Paulista

Paulista!

Um pedaço de mim fica na calçada esburacada da Avenida Paulista. Naquela poça d'água, naquele resto de chuva já aquecido pelo sol. Alí encontram-se reflexos meus, reflexos surpreendidos com a espontanieadade da vida que aqui explode desconcertada. Alí, naquela poça, repousam minhas reflexões.

No sol quente do meio dia, ando apressada por ela, Senhora Paulista. Não que eu tenha pressa, mas pelo simples fato dela, de alguma súbita forma, me apressar. É como se fosse perder o ônibus - que passa a cada minuto - ou mesmo perder o metrô. Mas não é isso.

Sobre minhas idéias e cabeça correm helicópteros, aviões, abutres, pombos e quem sabe até um sabiá. Uma grande chuva se aproxima, mas o movimento intenso não se desfaz. Logo os buracos serão poças e as pessoas correrão mais. Toldos, bares, botecos: abrigo. Um encontro, tudo é motivo, cerveja, risada, novos amigos, a Avenida Paulista é uma contradição explícita que já fez solo em mim - e eu fiz solo nela e a poça é quase como meu coração.

Chove, e como chove! Um ou outro aproveita e se banha, se lava, mendigo que é. Sabe-se lá quando irá chover novamente, de acordo com as previsões, só daqui um mês. As pessoas nos carros se irritam: o trânsito parou. Nem um minuto de chuva e como se brotasse da terra, centenas de vendedores de guarda-chuva abrem-se nas bocas de metrô. Quem olha de cima, lá do vigésimo quinto andar, vê flores pretas que andam pra lá e prá cá! Mas é preciso ter sensibilidade, é preciso deixar a Paulista de tocar.

E tocou. Por isso que naquela poça, mora minha mais profunda reflexão. Ela encontra-se quase no Paraíso, num trecho entre a Brigadeiro e a Praça Oswaldo Cruz. É a poça mais profunda, é o que me restou do solo Paulista, é o que vou levar comigo no frio.

É certo que em dias secos ela já muito me maltratou. Fazia eu torcer o pé, quebrar o salto, esbarrar no mulato da banca de alça de sutiã. Mas é uma poça interessante, vejo nela recortes do céu. Sim, posso ver o céu dentre os prédios.

Através dos prédios de mil andares, escadarias, estacionamentos, dorme uma Avenida intensa e que é sede de mim.
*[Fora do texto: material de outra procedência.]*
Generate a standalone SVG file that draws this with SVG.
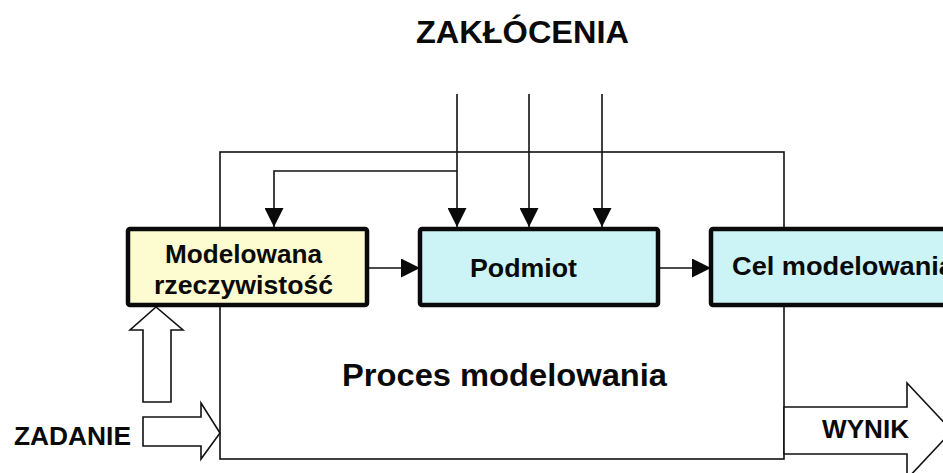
<svg xmlns="http://www.w3.org/2000/svg" width="943" height="473" viewBox="0 0 943 473">
  <style>
    .t { font-family: "Liberation Sans", Arial, sans-serif; font-weight: bold; fill: #0a0a0a; }
    .line { fill: none; stroke: #111; stroke-width: 1.6; }
    .hollow { fill: #fff; stroke: #111; stroke-width: 1.6; stroke-linejoin: miter; }
    .box { stroke: #0a0a0a; stroke-width: 4.5; }
    .yellow { fill: #fdfbd0; }
    .cyan { fill: #ccf4f7; }
  </style>
  <defs>
    <marker id="head" markerUnits="userSpaceOnUse" markerWidth="19" markerHeight="19" viewBox="0 0 18 18" refX="18" refY="9" orient="auto">
      <path d="M0,0 L18,9 L0,18 Z" fill="#0a0a0a"/>
    </marker>
  </defs>

  <rect width="943" height="473" fill="#fff"/>

  <!-- process frame -->
  <g id="process">
    <rect x="220" y="152" width="564" height="307" fill="none" stroke="#111" stroke-width="1.6"/>
    <text class="t" x="342" y="386" font-size="32" textLength="325" lengthAdjust="spacingAndGlyphs">Proces modelowania</text>
  </g>

  <g id="connectors">
    <!-- disturbances -->
    <line class="line" x1="457" y1="94" x2="457" y2="227" marker-end="url(#head)"/>
    <line class="line" x1="529" y1="94" x2="529" y2="227" marker-end="url(#head)"/>
    <line class="line" x1="602" y1="94" x2="602" y2="227" marker-end="url(#head)"/>
    <!-- feedback into reality box -->
    <polyline class="line" points="457,171 274,171 274,227" marker-end="url(#head)"/>
    <!-- chain between blocks -->
    <line class="line" x1="369" y1="268" x2="420" y2="268" marker-end="url(#head)"/>
    <line class="line" x1="660" y1="268" x2="711" y2="268" marker-end="url(#head)"/>
    <!-- hollow arrows -->
    <polygon class="hollow" points="143,402 171,402 171,330 183,330 156,307 130,330 143,330"/>
    <polygon class="hollow" points="143,417 201,417 201,403 220,433 201,459 201,446 143,446"/>
    <polygon class="hollow" points="784,407 907,407 907,383 952,431 907,479 907,454 784,454"/>
  </g>

  <g id="zaklocenia">
    <text class="t" x="416" y="43" font-size="31" textLength="213" lengthAdjust="spacingAndGlyphs">ZAKŁÓCENIA</text>
  </g>

  <g id="rzeczywistosc">
    <rect class="box yellow" x="128" y="229" width="239" height="76" rx="2"/>
    <text class="t" x="165" y="263" font-size="26" textLength="157" lengthAdjust="spacingAndGlyphs">Modelowana</text>
    <text class="t" x="154" y="294" font-size="26" textLength="179" lengthAdjust="spacingAndGlyphs">rzeczywistość</text>
  </g>

  <g id="podmiot">
    <rect class="box cyan" x="420" y="229" width="238" height="76" rx="2"/>
    <text class="t" x="470" y="277" font-size="26" textLength="107" lengthAdjust="spacingAndGlyphs">Podmiot</text>
  </g>

  <g id="cel">
    <rect class="box cyan" x="711" y="229" width="260" height="76" rx="2"/>
    <text class="t" x="732" y="275" font-size="26" textLength="222" lengthAdjust="spacingAndGlyphs">Cel modelowania</text>
  </g>

  <g id="zadanie">
    <text class="t" x="14" y="445" font-size="26" textLength="117" lengthAdjust="spacingAndGlyphs">ZADANIE</text>
  </g>

  <g id="wynik">
    <text class="t" x="822" y="438" font-size="26" textLength="87" lengthAdjust="spacingAndGlyphs">WYNIK</text>
  </g>
</svg>
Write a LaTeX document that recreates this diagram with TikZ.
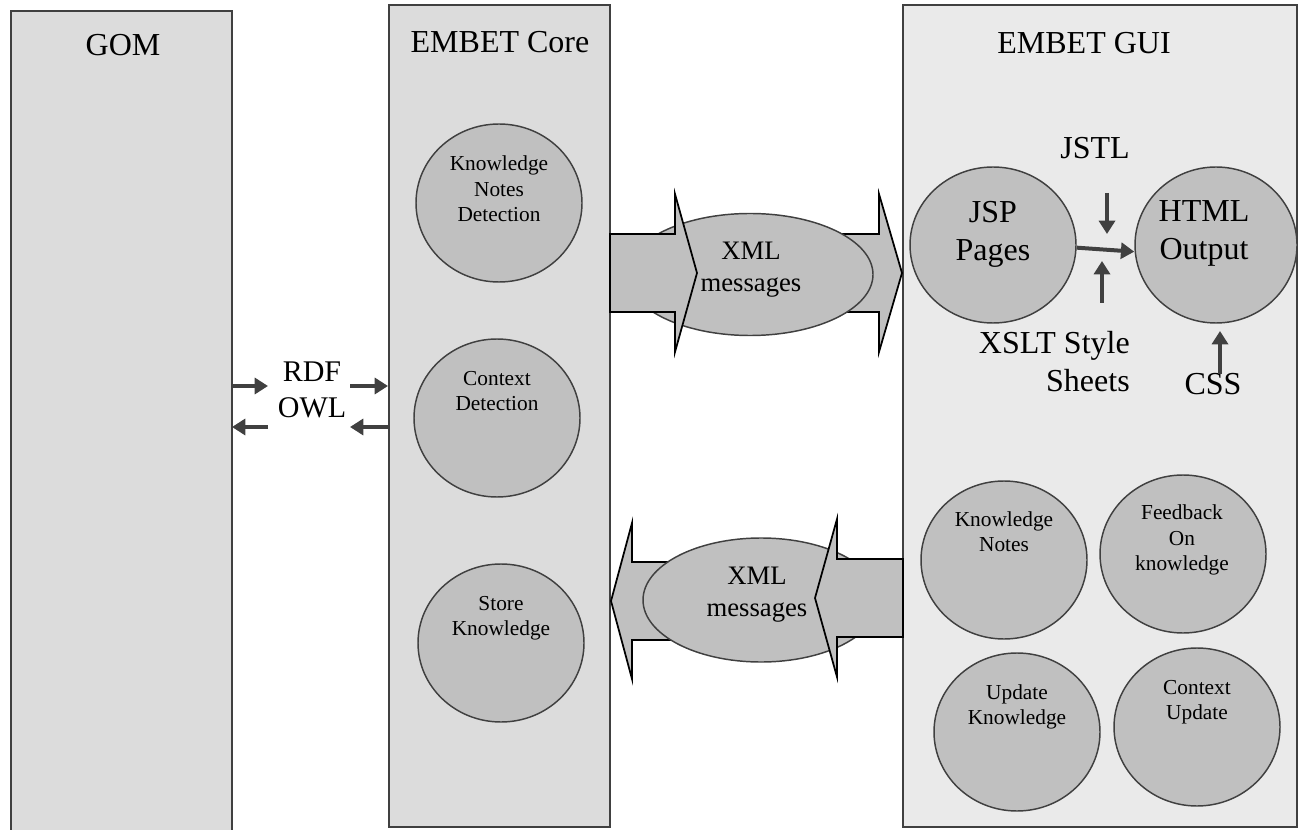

Se eu pudesse escolher a sede de meu reinado, seria num escritório gelado da Paulista sem fim.

E eu, lá de cima, no milésimo andar, ia ver surgir a vida que acorda bem antes das seis. Eu ia andar calma pela calçada, não me importar com nada, saindo do Paraíso e indo pra Consolação.

Poderia até ficar numa torre, numa antena, mas o me me intriga é poça d'água que nomeei meu coração. Ela reflete o espírito da Avenida e não é nenhum cimento ou lajota que irá fechar que irá calar. A poça fala e canta 'sampa', é poesia, samba e modinha de sexta-feira na frente do Trianon.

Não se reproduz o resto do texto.